A “eucaliptofilia” e os actos de fé

Não são visíveis medidas oficiais de resposta aos alertas dos autarcas da região Centro.

Há por aí muitos crentes em que o problema da forte invasão por eucalipto pós-incêndio, que hoje afecta fortemente muitos concelhos da região Centro, não terá graves consequências futuras. Para o efeito invocam ciência. Argumentam que 90 a 95% da germinação de sementes de eucalipto, que prolifera no vasto território ardido em 2017, não sobreviverá após o primeiro ano. Mas será que a ciência tem resposta, nesta matéria, para uma área ardida em eucaliptal tão vasta como os mais de 90 mil hectares afectados em 2017 (mais de nove vezes a superfície da cidade de Lisboa)? Profecia por profecia, não será mais viável a de termos, para o ano, o concelho de Monchique, ardido este Verão, nas mesmas condições de Oliveira do Hospital, Oliveira de Azeméis, Penela, Pedrógão Grande e muitos outros?

O que se vê hoje numa vasta área do território nacional são áreas de eucaliptal com as varas ardidas em 2017 ainda por cortar, com a rebentação, entretanto, de novas varas no mesmo pé e fortíssima germinação de novos eucaliptos entre os ardidos no ano passado. Haja fé em que S. Pedro nos traga fortes geadas, entretanto. Todavia, a fé mais viável aponta para a necessidade de um resgate ao território. Preparemo-nos para essa necessidade num futuro muito próximo. Afinal de contas, já criámos o hábito. Os lucros ficam por alguns, os prejuízos vêm para os de sempre.
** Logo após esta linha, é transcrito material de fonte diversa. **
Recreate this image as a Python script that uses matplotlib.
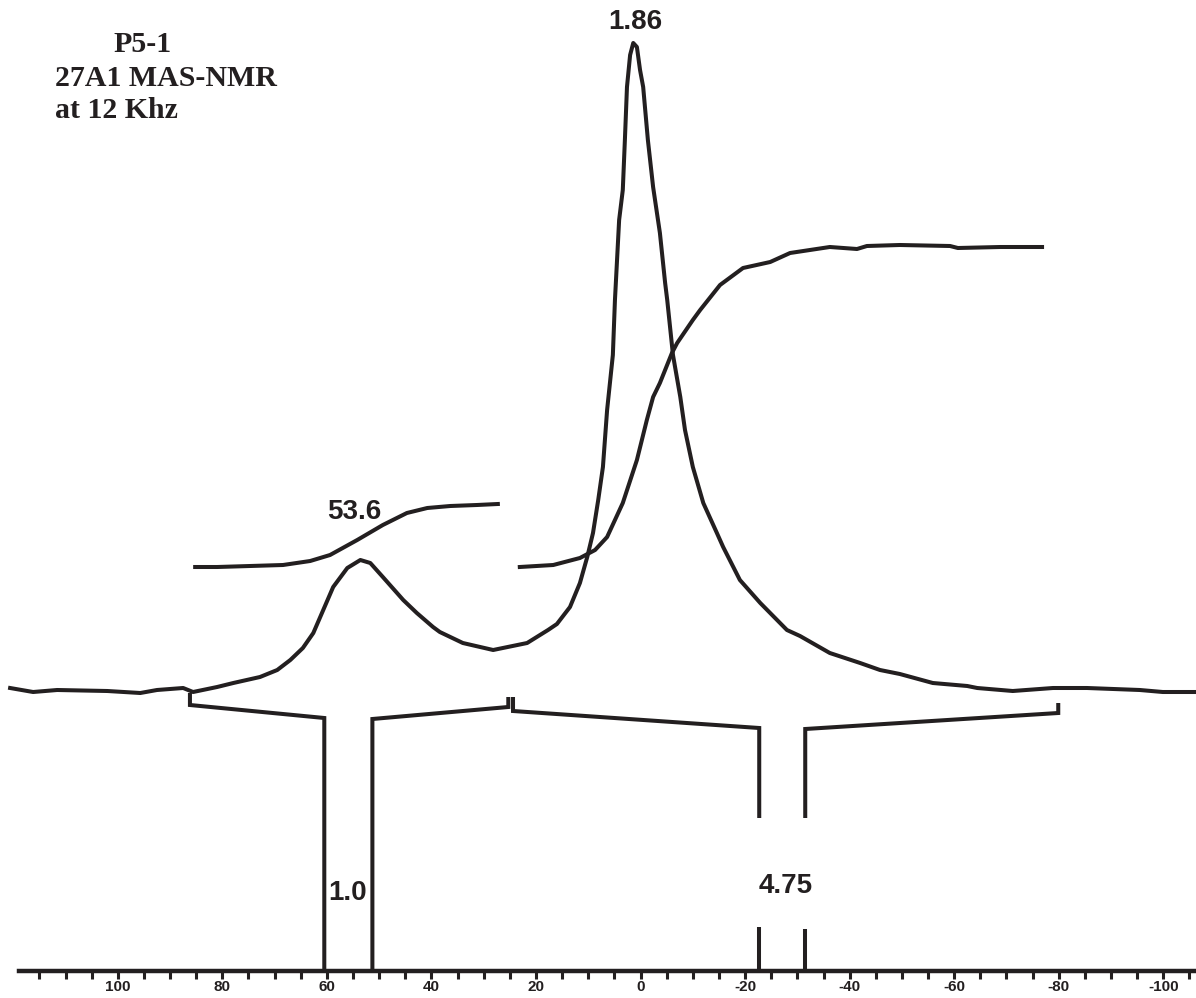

A Galiza já deu o pontapé de saída, com um custo de 500 euros por hectare! Nem vale a pena vir invocar que o resgate será suportado por fundos comunitários! Estes não caem do céu e ao invés de serem usados para reparar vícios recorrentes, como foram os da campanha do trigo, da massificação do pinhal bravo ou, agora, do olival intensivo e superintensivo, poderiam ser utilizados para fins sociais mais nobres. Existe ainda o factor das pragas e doenças! Talvez haja a fé de que tão vasta área ardida não impulsione ainda mais a sua já exponencial proliferação.

Fé por fé, parece que até a ex-ministra da Agricultura, Assunção Cristas, se quer demarcar da sua acção governativa, de ter convertido em legal o que antes era ilegal. Já o actual ministro Capoulas Santos parece ter a mesma fé dos “eucaliptofilos”: não são visíveis medidas oficiais de resposta aos alertas dos autarcas da região Centro. Talvez 90 a 95% dos novos eucaliptozinhos morram no próximo ano! Mas, e quanto aos 5 a 10% restantes, num mar de um extenso eucaliptal sem governo?

Mas há mais actos de fé! A indústria de celulose vive com a fé de que vai inundar os mercados europeu, norte-americano e asiático com papel de escritório, isto a partir de 10% do território de um país onde prolifera uma epidémica carga arbórea exótica, resultado de investimentos onde o factor sorte impera, sujeito, regra geral, a uma gestão de abandono. Bom, tudo indica que os norte-americanos não se terão mostrado dispostos a que tal ocorra através de práticas desleais de mercado. Já deram disso sinal e não foi só pela actual Administração Trump.

Há ainda empresas de celulose que vivem com a fé de que é possível manter e, pior, expandir unidades fabris em Vila Velha do Ródão. Há a fé de que os caudais futuros do Tejo o possam suportar. Talvez haja ainda a fé de que os contribuintes estejam dispostos, ano após ano, a financiar operações de limpeza neste rio internacional, tal como ocorreu este ano. Será? Haja fé!

Haverá ainda a fé, por parte da indústria de celulose e papel, de que as ameaças com aumento de importações e a deslocalização para a Galiza determinarão as decisões políticas a seu favor. Bom, aqui não há fé, há certezas! Afinal de contas, têm os seus “eucaliptófilos” bem colocados nos centros de decisão.

Há uma estrutura de missão para os incêndios rurais que se suporta na fé de que, ao trazer regularmente piro-especialistas estrangeiros a Portugal, nos irá impor doses maciças anuais de fumo, com a ameaça de que, de outra forma, só nos restam periódicas doses catastróficas. Esperemos que tenha a capacidade de nos apresentar mais opções para além do fogo controlado, porque existem! Obviamente, a prática do fogo controlado é a que melhor se ajusta, no plano financeiro, a grandes extensões de plantações arbóreas. Já no plano das emissões, muitos pulmões assumirão as consequências!